Por Claudia Pérez Atamoros
Donde se juega a ser buchona mientras, en la misma zona, se rifan mansiones decomisadas. Donde el pensamiento crítico fue hallado sin vida, cubierto de glitter.
“Este año no cumplo años… ¡cumplo PODER!”
Así arranca la invitación a una fiesta privada en uno de los fraccionamientos más exclusivos del sur de la capirucha mexicana. El evento promete música, selfies, copas servidas y, sobre todo, un desfile de mujeres que, por un día, jugarán a ser lo que —supongo— no son ni podrán ser jamás. Porque, oiga usted, para aspirar a ser buchona sabrosona, se necesita juventud. Y esa, ya voló. Lo más que pueden lograr es convertirse en caricaturas de sí mismas.
En Jardines del Pedregal no solo florecen bugambilias importadas. También germina la contradicción, el cinismo y esa forma muy mexicana de maquillarle el rostro al crimen hasta que parezca empoderamiento.
Donde el disfraz no encubre: delata. Se ve como una botarga.
Porque fue ahí —en esa cuna de la aristocracia mexicana donde los guardaespaldas se estacionan como si fueran macetas— donde se organizó la fiesta temática buchona glam para celebrar el cumpleaños de una señora bien que quiso, por una tarde, jugar a ser lo que nunca ha tenido que ser (¿o sí?): una mujer construida por bisturí, adicción al lujo y un amor retorcido por la violencia disfrazada de estatus.
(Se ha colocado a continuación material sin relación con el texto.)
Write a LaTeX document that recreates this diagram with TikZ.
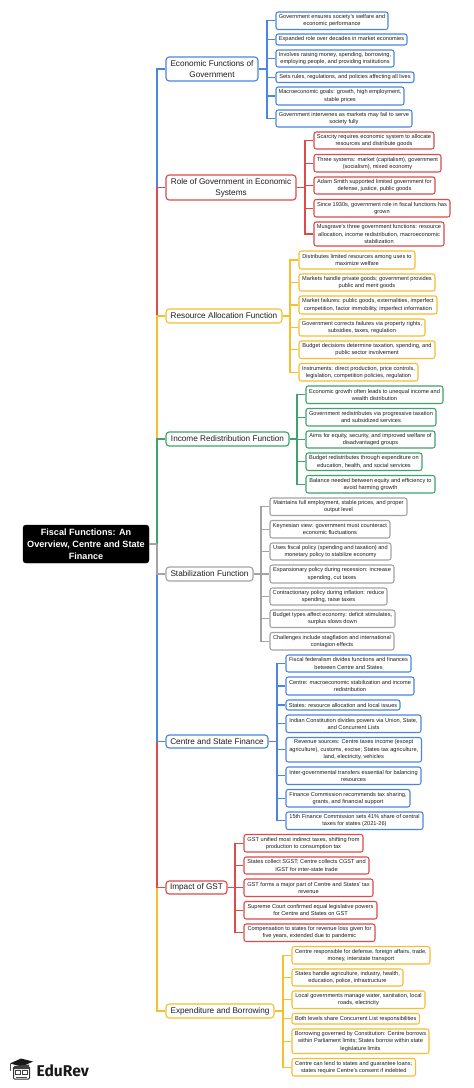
\documentclass[tikz,border=0pt]{standalone}
\usepackage{fontspec}
\setmainfont{Liberation Sans}
\newfontfamily\logofont{Fira Sans}
\definecolor{cblue}{HTML}{4A86E0}
\definecolor{cred}{HTML}{DD4B4B}
\definecolor{cyel}{HTML}{F7BE2D}
\definecolor{cgrn}{HTML}{3FA36C}
\definecolor{cgry}{HTML}{A3A3A3}
\definecolor{ctxt}{HTML}{1E1E1E}
\tikzset{
  box/.style={draw,fill=white,rounded corners=2.2pt,inner sep=0pt,align=center,text=ctxt},
  kidbox/.style={box,line width=1.05pt,font=\fontsize{5.63}{7.35}\selectfont},
  topicbox/.style={box,line width=1.15pt,rounded corners=3.2pt,font=\fontsize{8.2}{11}\selectfont},
  rootbox/.style={draw=black,fill=black,rounded corners=3pt,inner sep=0pt,align=center,text=white,font=\bfseries\fontsize{9.1}{12}\selectfont},
  wire/.style={line width=1.3pt},
  bus/.style={line width=1.5pt},
}
% style name x1 y1 x2 y2 colour text
\newcommand{\bx}[8]{\node[#1,draw=#7,minimum width={(#5-#3)*1pt},minimum height={(#6-#4)*1pt}] (#2) at ({(#3+#5)/2},{(#4+#6)/2}) {#8};}
\newcommand{\wires}[4]{% colour parent trunkx kids
  \coordinate (#2tr) at (#3,0);
  \foreach \k in {#4}{\draw[wire,#1] (#2.east) -- (#2.east -| #2tr) |- (\k.west);}
}
\begin{document}
\begin{tikzpicture}[x=1pt,y=-1pt]
\useasboundingbox (0,0) rectangle (474,1088);
\fill[white] (0,0) rectangle (474,1088);

\bx{rootbox}{root}{23}{525}{149}{563}{black}{Fiscal Functions: An\\Overview, Centre and State\\Finance}

\bx{topicbox}{eco}{166}{57}{258}{81}{cblue}{Economic Functions of\\Government}
\bx{topicbox}{role}{166}{175}{296}{200}{cred}{Role of Government in Economic\\Systems}
\bx{topicbox}{res}{166}{309}{282}{323}{cyel}{Resource Allocation Function}
\bx{topicbox}{inc}{166}{432}{289}{446}{cgrn}{Income Redistribution Function}
\bx{topicbox}{stab}{166}{567}{253}{581}{cgry}{Stabilization Function}
\bx{topicbox}{cen}{166}{735}{268}{748}{cblue}{Centre and State Finance}
\bx{topicbox}{gst}{166}{881}{227}{894}{cred}{Impact of GST}
\bx{topicbox}{exp}{166}{1004}{274}{1018}{cyel}{Expenditure and Borrowing}

% economic
\bx{kidbox}{ecoa}{276}{12}{388}{29.5}{cblue}{Government ensures society's welfare and\\economic performance}
\bx{kidbox}{ecob}{276}{34}{407}{45}{cblue}{Expanded role over decades in market economies}
\bx{kidbox}{ecoc}{276}{50}{394}{67}{cblue}{Involves raising money, spending, borrowing,\\employing people, and providing institutions}
\bx{kidbox}{ecod}{276}{72}{414}{82.5}{cblue}{Sets rules, regulations, and policies affecting all lives}
\bx{kidbox}{ecoe}{276}{87}{404}{105}{cblue}{Macroeconomic goals: growth, high employment,\\stable prices}
\bx{kidbox}{ecof}{276}{110}{412}{127}{cblue}{Government intervenes as markets may fail to serve\\society fully}
% role
\bx{kidbox}{rolea}{314}{132}{434}{149}{cred}{Scarcity requires economic system to allocate\\resources and distribute goods}
\bx{kidbox}{roleb}{314}{154.5}{441}{172}{cred}{Three systems: market (capitalism), government\\(socialism), mixed economy}
\bx{kidbox}{rolec}{314}{177}{435}{194}{cred}{Adam Smith supported limited government for\\defense, justice, public goods}
\bx{kidbox}{roled}{314}{199.5}{450}{217}{cred}{Since 1930s, government role in fiscal functions has\\grown}
\bx{kidbox}{rolee}{314}{222}{444}{246}{cred}{Musgrave's three government functions: resource\\allocation, income redistribution, macroeconomic\\stabilization}
% resource
\bx{kidbox}{resa}{299}{251}{415}{269}{cyel}{Distributes limited resources among uses to\\maximize welfare}
\bx{kidbox}{resb}{299}{274}{435}{291}{cyel}{Markets handle private goods; government provides\\public and merit goods}
\bx{kidbox}{resc}{299}{296}{437}{314}{cyel}{Market failures: public goods, externalities, imperfect\\competition, factor immobility, imperfect information}
\bx{kidbox}{resd}{299}{319}{425}{336}{cyel}{Government corrects failures via property rights,\\subsidies, taxes, regulation}
\bx{kidbox}{rese}{299}{341}{435}{358.5}{cyel}{Budget decisions determine taxation, spending, and\\public sector involvement}
\bx{kidbox}{resf}{299}{363.5}{418}{381}{cyel}{Instruments: direct production, price controls,\\legislation, competition policies, regulation}
% income
\bx{kidbox}{inca}{306}{386}{443}{403.5}{cgrn}{Economic growth often leads to unequal income and\\wealth distribution}
\bx{kidbox}{incb}{306}{408.5}{436}{426}{cgrn}{Government redistributes via progressive taxation\\and subsidized services}
\bx{kidbox}{incc}{306}{431}{435}{448}{cgrn}{Aims for equity, security, and improved welfare of\\disadvantaged groups}
\bx{kidbox}{incd}{306}{453}{422}{470.5}{cgrn}{Budget redistributes through expenditure on\\education, health, and social services}
\bx{kidbox}{ince}{306}{475.5}{435}{493}{cgrn}{Balance needed between equity and efficiency to\\avoid harming growth}
% stabilization
\bx{kidbox}{staba}{270}{498}{407}{515.5}{cgry}{Maintains full employment, stable prices, and proper\\output level}
\bx{kidbox}{stabb}{270}{520.5}{390}{538}{cgry}{Keynesian view: government must counteract\\economic fluctuations}
\bx{kidbox}{stabc}{270}{543}{391}{560}{cgry}{Uses fiscal policy (spending and taxation) and\\monetary policy to stabilize economy}
\bx{kidbox}{stabd}{270}{565}{394}{583}{cgry}{Expansionary policy during recession: increase\\spending, cut taxes}
\bx{kidbox}{stabe}{270}{588}{387}{605}{cgry}{Contractionary policy during inflation: reduce\\spending, raise taxes}
\bx{kidbox}{stabf}{270}{610}{395}{627.5}{cgry}{Budget types affect economy: deficit stimulates,\\surplus slows down}
\bx{kidbox}{stabg}{270}{632.5}{394}{650}{cgry}{Challenges include stagflation and international\\contagion effects}
% centre
\bx{kidbox}{cena}{286}{655}{411}{672}{cblue}{Fiscal federalism divides functions and finances\\between Centre and States}
\bx{kidbox}{cenb}{286}{677}{414}{695}{cblue}{Centre: macroeconomic stabilization and income\\redistribution}
\bx{kidbox}{cenc}{286}{700}{400}{710}{cblue}{States: resource allocation and local issues}
\bx{kidbox}{cend}{286}{715}{421}{732.5}{cblue}{Indian Constitution divides powers via Union, State,\\and Concurrent Lists}
\bx{kidbox}{cene}{286}{737.5}{421.5}{762}{cblue}{Revenue sources: Centre taxes income (except\\agriculture), customs, excise; States tax agriculture,\\land, electricity, vehicles}
\bx{kidbox}{cenf}{286}{767}{421}{784.5}{cblue}{Inter-governmental transfers essential for balancing\\resources}
\bx{kidbox}{ceng}{286}{789.5}{410}{807}{cblue}{Finance Commission recommends tax sharing,\\grants, and financial support}
\bx{kidbox}{cenh}{286}{812}{423}{829.5}{cblue}{15th Finance Commission sets 41\% share of central\\taxes for states (2021-26)}
% gst
\bx{kidbox}{gsta}{244}{834.5}{363}{852}{cred}{GST unified most indirect taxes, shifting from\\production to consumption tax}
\bx{kidbox}{gstb}{244}{857}{369}{874}{cred}{States collect SGST; Centre collects CGST and\\IGST for inter-state trade}
\bx{kidbox}{gstc}{244}{879}{373}{896.5}{cred}{GST forms a major part of Centre and States' tax\\revenue}
\bx{kidbox}{gstd}{244}{901.5}{377}{919}{cred}{Supreme Court confirmed equal legislative powers\\for Centre and States on GST}
\bx{kidbox}{gste}{244}{924}{375}{941.5}{cred}{Compensation to states for revenue loss given for\\five years, extended due to pandemic}
% expenditure
\bx{kidbox}{expa}{292}{946.5}{430}{964}{cyel}{Centre responsible for defense, foreign affairs, trade,\\money, interstate transport}
\bx{kidbox}{expb}{292}{969}{403}{986}{cyel}{States handle agriculture, industry, health,\\education, police, infrastructure}
\bx{kidbox}{expc}{292}{991}{425}{1008.5}{cyel}{Local governments manage water, sanitation, local\\roads, electricity}
\bx{kidbox}{expd}{292}{1013.5}{419.5}{1024}{cyel}{Both levels share Concurrent List responsibilities}
\bx{kidbox}{expe}{292}{1029}{429}{1053.5}{cyel}{Borrowing governed by Constitution: Centre borrows\\within Parliament limits; States borrow within state\\legislature limits}
\bx{kidbox}{expf}{292}{1058.5}{415.5}{1076}{cyel}{Centre can lend to states and guarantee loans;\\states require Centre's consent if indebted}

\coordinate (hub) at (157,544);
\draw[bus,cblue] (hub) |- (eco.west);
\draw[bus,cred] (hub) |- (role.west);
\draw[bus,cyel] (hub) |- (res.west);
\draw[bus,cgrn] (hub) |- (inc.west);
\draw[bus,cyel] (hub) |- (exp.west);
\draw[bus,cred] (hub) |- (gst.west);
\draw[bus,cblue] (hub) |- (cen.west);
\draw[bus,cgry] (hub) |- (stab.west);
\draw[bus,cgry] (root.east) -- (hub);
\wires{cblue}{eco}{267}{ecoa,ecob,ecoc,ecod,ecoe,ecof}
\wires{cred}{role}{305}{rolea,roleb,rolec,roled,rolee}
\wires{cyel}{res}{290}{resa,resb,resc,resd,rese,resf}
\wires{cgrn}{inc}{297}{inca,incb,incc,incd,ince}
\wires{cgry}{stab}{261}{staba,stabb,stabc,stabd,stabe,stabf,stabg}
\wires{cblue}{cen}{277}{cena,cenb,cenc,cend,cene,cenf,ceng,cenh}
\wires{cred}{gst}{235}{gsta,gstb,gstc,gstd,gste}
\wires{cyel}{exp}{283}{expa,expb,expc,expd,expe,expf}

% logo
\fill[black!90] (10,1063.5) -- (21,1058.5) -- (33,1061.5) -- (22,1066.5) -- cycle;
\draw[black!70,line width=0.7pt] (10,1063.5) -- (10,1071);
\fill[black!75] (14,1066) -- (29,1064.5) -- (29,1069) -- (14,1069) -- cycle;
\draw[black!80,line width=1pt,rounded corners=1pt] (13.5,1067) -- (13.5,1079) -- (29.5,1079) -- (29.5,1067);
\draw[black!75,line width=0.8pt] (15.5,1070.5) rectangle (20.5,1074.5) (22.5,1070.5) rectangle (27.5,1074.5);
\draw[black!70,line width=0.8pt] (16,1077) -- (27,1077);
\node[inner sep=0pt,anchor=west,text=black!90] (logo) at (36.5,1070.5) {\logofont\bfseries\fontsize{15.6}{17}\selectfont EduRev};
\end{tikzpicture}
\end{document}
“Saca tu bolso de marca (aunque sea del tianguis —o clon, digo yo—), tus labios más rojos, tus uñas más largas… porque por un día vamos a ser todas buchonas de alto calibre”, decía la invitación. Buchonas de alto calibre. Subrayo.
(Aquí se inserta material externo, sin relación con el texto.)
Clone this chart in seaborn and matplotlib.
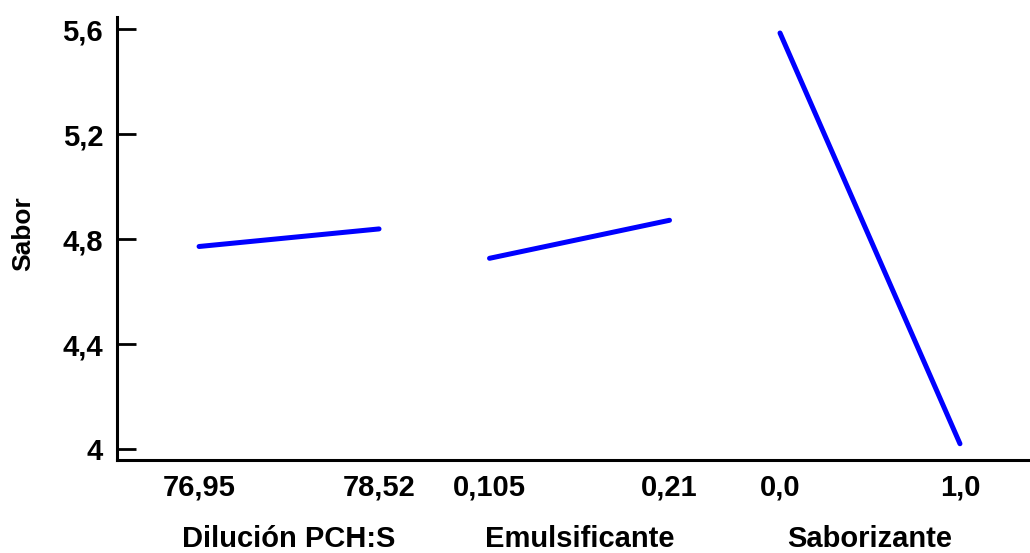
import matplotlib
matplotlib.use("Agg")
import matplotlib.pyplot as plt
import matplotlib.transforms as mtransforms
import numpy as np
import pandas as pd
import seaborn as sns

# Main effects of each factor on "Sabor"
factors = ["Dilución PCH:S", "Emulsificante", "Saborizante"]
low_labels = ["76,95", "0,105", "0,0"]
high_labels = ["78,52", "0,21", "1,0"]
sabor_low = [4.772, 4.727, 5.586]
sabor_high = [4.839, 4.872, 4.020]

y_ticks = [4.0, 4.4, 4.8, 5.2, 5.6]
y_tick_labels = ["4", "4,4", "4,8", "5,2", "5,6"]

sns.set_theme(style="white")
plt.rcParams["font.family"] = ["Liberation Sans", "DejaVu Sans"]
plt.rcParams["font.weight"] = "bold"

# Each factor occupies one unit along x, separated by a fixed gap
span, gap = 1.0, 0.614
starts = [i * (span + gap) for i in range(len(factors))]

rows = []
for name, x0, lo, hi in zip(factors, starts, sabor_low, sabor_high):
    rows.append({"Factor": name, "pos": x0, "Sabor": lo})
    rows.append({"Factor": name, "pos": x0 + span, "Sabor": hi})
df = pd.DataFrame(rows)

fig = plt.figure(figsize=(10.30, 5.53), dpi=100)
ax = fig.add_axes([117 / 1030, 93 / 553, 911 / 1030, 443 / 553])

sns.lineplot(data=df, x="pos", y="Sabor", units="Factor", estimator=None,
             sort=False, color="#0000FF", linewidth=3.6, legend=False, ax=ax)

ax.set_xlim(starts[0] - 0.456, starts[-1] + span + 0.378)
ax.set_ylim(3.958, 5.647)

fs = 21
ax.set_yticks(y_ticks)
ax.set_yticklabels(y_tick_labels, fontsize=fs, color="black", fontweight="bold")
xt = []
xl = []
for x0, lo, hi in zip(starts, low_labels, high_labels):
    xt += [x0, x0 + span]
    xl += [lo, hi]
ax.set_xticks(xt)
ax.set_xticklabels(xl, fontsize=fs, color="black", fontweight="bold")

ax.tick_params(axis="y", direction="in", length=14, width=2.0, color="black",
               pad=10, left=True)
ax.tick_params(axis="x", length=0, pad=10)

for side in ("top", "right"):
    ax.spines[side].set_visible(False)
for side in ("left", "bottom"):
    ax.spines[side].set_color("black")
    ax.spines[side].set_linewidth(2.2)

# Factor names under each pair of level labels
trans = mtransforms.blended_transform_factory(ax.transData, ax.transAxes)
for name, x0 in zip(factors, starts):
    ax.text(x0 + span / 2, -0.197, name, transform=trans, ha="center",
            va="baseline", fontsize=fs, color="black", fontweight="bold")

ax.set_xlabel("")
ax.set_ylabel("Sabor", fontsize=19, color="black", va="center", fontweight="bold")
ax.yaxis.set_label_coords(-0.103, 0.51)

fig.savefig("out.png", dpi=100, facecolor="white")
Y ahí comienza el verdadero tema. Porque esta no fue solo una fiesta más: fue un síntoma. Una representación kitsch y colorida de un fenómeno más profundo: la romantización de la buchona como símbolo aspiracional de poder femenino. Una distorsión que merece análisis, no solo memes.
Lo que no decía esa invitación es que, en ese mismo vecindario, vivió Caro Quintero; fue detenido el líder de Los Rodolfos; y que en 2022 se rifó la mansión del mismísimo Señor de los Cielos. Que en esa exclusiva zona han sido asesinados políticos y empresarios por sus propios socios, amantes o jefes. Porque la infamia no distingue: habita en Iztapalapa y en Tlalpan, en Guanajuato y en Sinaloa, en las clases que tienen lo justo y en las que lo tienen todo… aunque no sepan de dónde vino.
La fiesta pedía uñas como garras, push-ups como armaduras, pestañas que daban sombra propia y labios inflados como presupuesto militar. Pero sobre todo exigía actitud: buchona nivel diosa.
Como si fueran las protagonistas del libro Las señoras del narco: amar en el infierno, de Anabel Hernández.
El poder de la palabra también existe cuando se ignora su verdadero significado. En la fantasía glamorosa, la buchona es empoderada, valiente, millonaria. En realidad, es producto de la violencia, el machismo y el narco-capitalismo con glitter.
El término “buchona” nació como apodo para mujeres vinculadas afectiva o económicamente con figuras del narco, sobre todo en el norte del país. Es un personaje que mezcla hipersexualización, consumo ostentoso, estética maximalista y jerarquía de género. Fajas, implantes, tacones, bolsas de marca (auténticas), y una mirada codiciosa al lujo, aunque venga en billetes manchados con sangre.
Se convirtió en ícono en La Reina del Sur, en corridos tumbados, en Instagram. Las influencers del buchonerismo promueven el “merezco todo”, el “así soy y qué” y el “si no es con dinero, ni me hables”.
Pero detrás de esa narrativa de brillo hay otra, más opaca: violencia, sumisión, cosificación y, muchas veces, muerte. Las buchonas reales viven sujetas a un sistema profundamente patriarcal, donde la autonomía es una ilusión envuelta en Chanel —de Neza o de París, da igual.
Lo ridículo no es el vestido. Es no ver lo que simboliza.